_SET EXERCISE_
Begin with the line that contains "Convert this chart to matplotlib code." and continue down through the line that contains "ax.set_yticklabels([str(v) for v"; reproduce those lines exactly and only those.

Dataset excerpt

════

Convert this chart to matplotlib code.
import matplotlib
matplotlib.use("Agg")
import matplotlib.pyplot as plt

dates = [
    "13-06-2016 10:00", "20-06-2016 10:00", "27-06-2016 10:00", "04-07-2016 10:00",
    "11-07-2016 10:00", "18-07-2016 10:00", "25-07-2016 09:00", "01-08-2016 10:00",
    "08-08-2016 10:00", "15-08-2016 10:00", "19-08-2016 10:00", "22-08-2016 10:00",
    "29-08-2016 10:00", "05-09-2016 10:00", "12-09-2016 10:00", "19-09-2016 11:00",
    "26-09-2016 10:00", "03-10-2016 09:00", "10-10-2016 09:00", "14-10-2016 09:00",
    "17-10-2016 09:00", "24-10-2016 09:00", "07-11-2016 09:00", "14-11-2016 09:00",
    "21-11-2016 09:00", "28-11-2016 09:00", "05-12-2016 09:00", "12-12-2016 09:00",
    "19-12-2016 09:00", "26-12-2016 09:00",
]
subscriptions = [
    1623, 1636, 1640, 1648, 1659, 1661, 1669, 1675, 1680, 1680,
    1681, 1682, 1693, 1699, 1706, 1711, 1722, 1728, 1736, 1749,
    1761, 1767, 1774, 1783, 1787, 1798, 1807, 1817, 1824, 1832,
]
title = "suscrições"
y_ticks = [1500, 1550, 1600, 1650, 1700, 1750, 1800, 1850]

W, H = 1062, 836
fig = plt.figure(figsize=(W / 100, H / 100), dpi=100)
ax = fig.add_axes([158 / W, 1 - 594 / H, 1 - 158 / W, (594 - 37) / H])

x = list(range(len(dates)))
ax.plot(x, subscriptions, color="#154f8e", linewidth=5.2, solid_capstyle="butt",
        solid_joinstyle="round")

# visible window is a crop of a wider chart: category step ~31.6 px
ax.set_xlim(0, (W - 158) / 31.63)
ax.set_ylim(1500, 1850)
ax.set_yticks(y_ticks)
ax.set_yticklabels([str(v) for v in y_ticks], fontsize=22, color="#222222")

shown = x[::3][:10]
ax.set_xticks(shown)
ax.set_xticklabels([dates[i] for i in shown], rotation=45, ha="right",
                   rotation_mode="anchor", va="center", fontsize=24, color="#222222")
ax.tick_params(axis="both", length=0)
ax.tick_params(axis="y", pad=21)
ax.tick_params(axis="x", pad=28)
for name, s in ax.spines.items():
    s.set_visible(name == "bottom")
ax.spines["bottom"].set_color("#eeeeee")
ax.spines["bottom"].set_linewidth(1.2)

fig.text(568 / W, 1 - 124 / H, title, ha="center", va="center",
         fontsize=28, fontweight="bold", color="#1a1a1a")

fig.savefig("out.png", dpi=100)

════

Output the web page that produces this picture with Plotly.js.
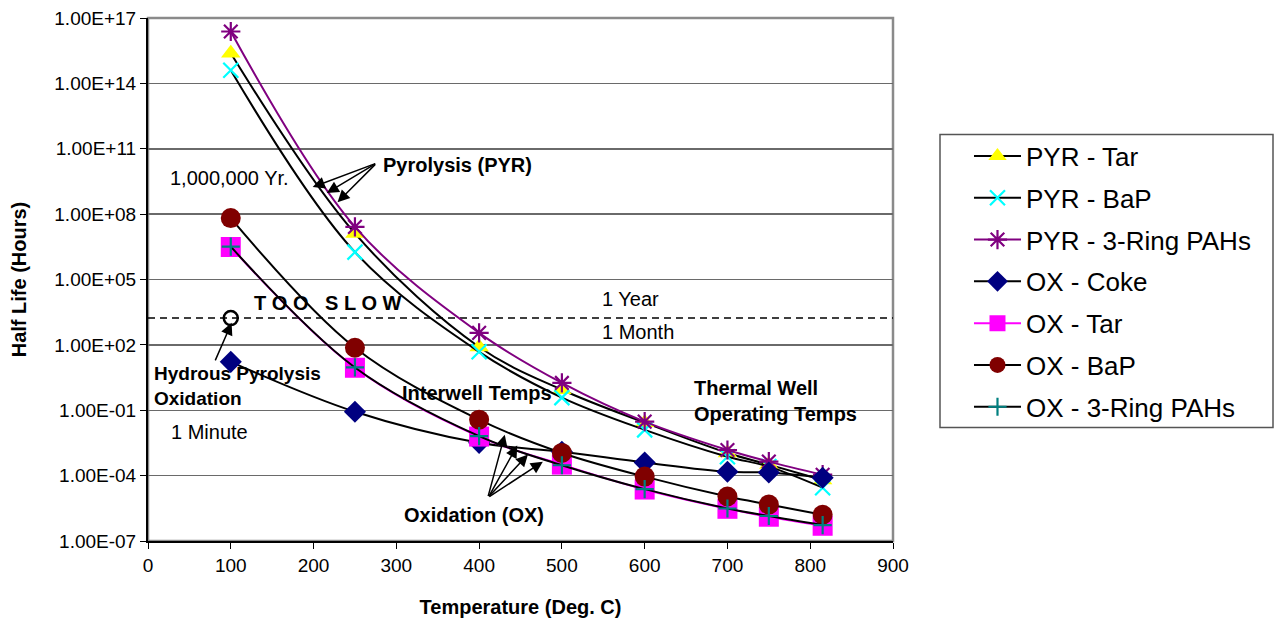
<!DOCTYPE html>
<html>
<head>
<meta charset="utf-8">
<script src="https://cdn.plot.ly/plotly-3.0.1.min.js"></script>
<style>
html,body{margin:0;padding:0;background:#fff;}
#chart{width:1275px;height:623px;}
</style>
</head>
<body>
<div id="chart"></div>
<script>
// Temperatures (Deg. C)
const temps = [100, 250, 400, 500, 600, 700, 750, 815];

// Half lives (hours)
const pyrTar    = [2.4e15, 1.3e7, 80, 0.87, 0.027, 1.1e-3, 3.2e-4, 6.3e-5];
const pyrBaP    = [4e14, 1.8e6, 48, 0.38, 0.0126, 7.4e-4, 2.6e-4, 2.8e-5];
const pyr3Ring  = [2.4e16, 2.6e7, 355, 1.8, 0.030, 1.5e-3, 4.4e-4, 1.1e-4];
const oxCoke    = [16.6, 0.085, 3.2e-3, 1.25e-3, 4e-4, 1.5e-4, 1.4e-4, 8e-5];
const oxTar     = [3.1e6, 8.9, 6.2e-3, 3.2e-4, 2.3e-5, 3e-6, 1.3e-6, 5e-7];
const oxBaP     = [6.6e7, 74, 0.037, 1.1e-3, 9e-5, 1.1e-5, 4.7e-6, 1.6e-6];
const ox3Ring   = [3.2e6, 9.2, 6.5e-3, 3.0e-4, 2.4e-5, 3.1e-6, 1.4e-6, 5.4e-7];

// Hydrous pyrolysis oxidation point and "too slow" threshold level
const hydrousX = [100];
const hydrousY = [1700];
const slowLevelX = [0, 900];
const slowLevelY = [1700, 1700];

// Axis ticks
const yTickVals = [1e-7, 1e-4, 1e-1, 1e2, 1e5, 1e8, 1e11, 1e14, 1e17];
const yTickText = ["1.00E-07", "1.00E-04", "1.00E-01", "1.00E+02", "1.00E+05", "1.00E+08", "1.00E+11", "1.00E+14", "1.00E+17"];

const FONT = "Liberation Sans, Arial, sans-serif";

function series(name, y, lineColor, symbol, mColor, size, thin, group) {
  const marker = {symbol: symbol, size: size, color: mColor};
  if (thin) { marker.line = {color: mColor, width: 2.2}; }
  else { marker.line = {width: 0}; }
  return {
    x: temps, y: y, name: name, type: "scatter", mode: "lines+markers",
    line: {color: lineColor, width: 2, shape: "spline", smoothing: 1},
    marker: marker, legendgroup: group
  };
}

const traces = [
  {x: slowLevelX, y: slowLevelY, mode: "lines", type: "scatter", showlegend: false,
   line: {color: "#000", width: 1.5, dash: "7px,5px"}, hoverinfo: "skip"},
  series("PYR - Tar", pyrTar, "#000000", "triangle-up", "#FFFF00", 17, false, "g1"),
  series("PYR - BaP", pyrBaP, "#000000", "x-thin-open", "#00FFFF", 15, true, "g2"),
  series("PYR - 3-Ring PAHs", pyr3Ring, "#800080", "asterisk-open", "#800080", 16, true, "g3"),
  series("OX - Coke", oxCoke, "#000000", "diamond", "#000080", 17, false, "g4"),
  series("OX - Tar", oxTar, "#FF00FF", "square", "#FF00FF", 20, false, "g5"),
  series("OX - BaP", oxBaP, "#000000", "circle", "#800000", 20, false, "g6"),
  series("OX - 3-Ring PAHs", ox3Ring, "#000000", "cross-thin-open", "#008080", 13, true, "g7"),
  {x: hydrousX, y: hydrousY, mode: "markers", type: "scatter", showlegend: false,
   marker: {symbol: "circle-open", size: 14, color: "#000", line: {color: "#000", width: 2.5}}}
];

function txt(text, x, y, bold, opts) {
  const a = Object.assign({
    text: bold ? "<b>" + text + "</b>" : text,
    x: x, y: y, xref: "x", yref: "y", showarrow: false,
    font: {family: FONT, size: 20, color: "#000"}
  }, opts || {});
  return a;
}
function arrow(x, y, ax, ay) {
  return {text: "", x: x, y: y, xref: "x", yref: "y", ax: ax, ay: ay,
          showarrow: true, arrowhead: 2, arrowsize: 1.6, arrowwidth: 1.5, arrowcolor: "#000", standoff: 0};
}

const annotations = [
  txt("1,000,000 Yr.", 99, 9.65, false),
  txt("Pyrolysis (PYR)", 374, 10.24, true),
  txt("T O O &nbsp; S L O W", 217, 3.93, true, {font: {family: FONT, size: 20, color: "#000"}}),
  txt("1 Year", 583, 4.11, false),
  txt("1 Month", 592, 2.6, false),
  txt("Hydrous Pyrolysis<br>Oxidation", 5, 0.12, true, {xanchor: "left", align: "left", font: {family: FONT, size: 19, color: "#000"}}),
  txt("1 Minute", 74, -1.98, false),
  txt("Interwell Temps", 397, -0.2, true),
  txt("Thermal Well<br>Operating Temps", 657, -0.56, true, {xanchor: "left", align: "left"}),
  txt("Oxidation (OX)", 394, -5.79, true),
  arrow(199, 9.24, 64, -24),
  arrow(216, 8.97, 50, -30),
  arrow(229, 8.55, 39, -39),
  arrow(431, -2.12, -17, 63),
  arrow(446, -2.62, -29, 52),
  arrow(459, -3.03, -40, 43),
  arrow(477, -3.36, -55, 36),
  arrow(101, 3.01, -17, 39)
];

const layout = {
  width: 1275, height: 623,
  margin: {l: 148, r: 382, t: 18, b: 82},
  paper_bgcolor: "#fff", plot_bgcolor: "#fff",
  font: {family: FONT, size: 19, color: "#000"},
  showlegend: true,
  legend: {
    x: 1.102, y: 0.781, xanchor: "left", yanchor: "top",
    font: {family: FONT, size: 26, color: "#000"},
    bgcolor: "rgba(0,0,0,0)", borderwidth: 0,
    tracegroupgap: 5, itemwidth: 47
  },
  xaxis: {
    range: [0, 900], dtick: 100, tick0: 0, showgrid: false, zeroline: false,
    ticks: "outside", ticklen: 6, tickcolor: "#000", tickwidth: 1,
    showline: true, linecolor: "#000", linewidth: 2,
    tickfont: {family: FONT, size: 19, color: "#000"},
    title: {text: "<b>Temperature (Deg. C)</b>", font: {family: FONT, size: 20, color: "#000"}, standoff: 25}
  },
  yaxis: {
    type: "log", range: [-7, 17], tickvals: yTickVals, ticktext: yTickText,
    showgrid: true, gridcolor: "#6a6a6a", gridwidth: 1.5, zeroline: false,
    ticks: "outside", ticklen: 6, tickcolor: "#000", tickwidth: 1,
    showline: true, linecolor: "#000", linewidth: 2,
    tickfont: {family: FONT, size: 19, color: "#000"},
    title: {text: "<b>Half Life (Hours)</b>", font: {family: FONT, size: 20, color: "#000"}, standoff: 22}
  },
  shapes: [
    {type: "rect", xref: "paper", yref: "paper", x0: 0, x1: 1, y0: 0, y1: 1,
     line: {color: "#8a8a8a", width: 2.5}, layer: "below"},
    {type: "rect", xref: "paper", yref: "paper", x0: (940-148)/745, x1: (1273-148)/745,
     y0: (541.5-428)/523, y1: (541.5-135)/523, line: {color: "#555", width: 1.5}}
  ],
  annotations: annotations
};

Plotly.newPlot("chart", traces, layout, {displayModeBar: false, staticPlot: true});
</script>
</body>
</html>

════

_OUTPUT OF THE EXERCISE_
Convert this chart to matplotlib code.
import matplotlib
matplotlib.use("Agg")
import matplotlib.pyplot as plt

dates = [
    "13-06-2016 10:00", "20-06-2016 10:00", "27-06-2016 10:00", "04-07-2016 10:00",
    "11-07-2016 10:00", "18-07-2016 10:00", "25-07-2016 09:00", "01-08-2016 10:00",
    "08-08-2016 10:00", "15-08-2016 10:00", "19-08-2016 10:00", "22-08-2016 10:00",
    "29-08-2016 10:00", "05-09-2016 10:00", "12-09-2016 10:00", "19-09-2016 11:00",
    "26-09-2016 10:00", "03-10-2016 09:00", "10-10-2016 09:00", "14-10-2016 09:00",
    "17-10-2016 09:00", "24-10-2016 09:00", "07-11-2016 09:00", "14-11-2016 09:00",
    "21-11-2016 09:00", "28-11-2016 09:00", "05-12-2016 09:00", "12-12-2016 09:00",
    "19-12-2016 09:00", "26-12-2016 09:00",
]
subscriptions = [
    1623, 1636, 1640, 1648, 1659, 1661, 1669, 1675, 1680, 1680,
    1681, 1682, 1693, 1699, 1706, 1711, 1722, 1728, 1736, 1749,
    1761, 1767, 1774, 1783, 1787, 1798, 1807, 1817, 1824, 1832,
]
title = "suscrições"
y_ticks = [1500, 1550, 1600, 1650, 1700, 1750, 1800, 1850]

W, H = 1062, 836
fig = plt.figure(figsize=(W / 100, H / 100), dpi=100)
ax = fig.add_axes([158 / W, 1 - 594 / H, 1 - 158 / W, (594 - 37) / H])

x = list(range(len(dates)))
ax.plot(x, subscriptions, color="#154f8e", linewidth=5.2, solid_capstyle="butt",
        solid_joinstyle="round")

# visible window is a crop of a wider chart: category step ~31.6 px
ax.set_xlim(0, (W - 158) / 31.63)
ax.set_ylim(1500, 1850)
ax.set_yticks(y_ticks)
ax.set_yticklabels([str(v) for v in y_ticks], fontsize=22, color="#222222")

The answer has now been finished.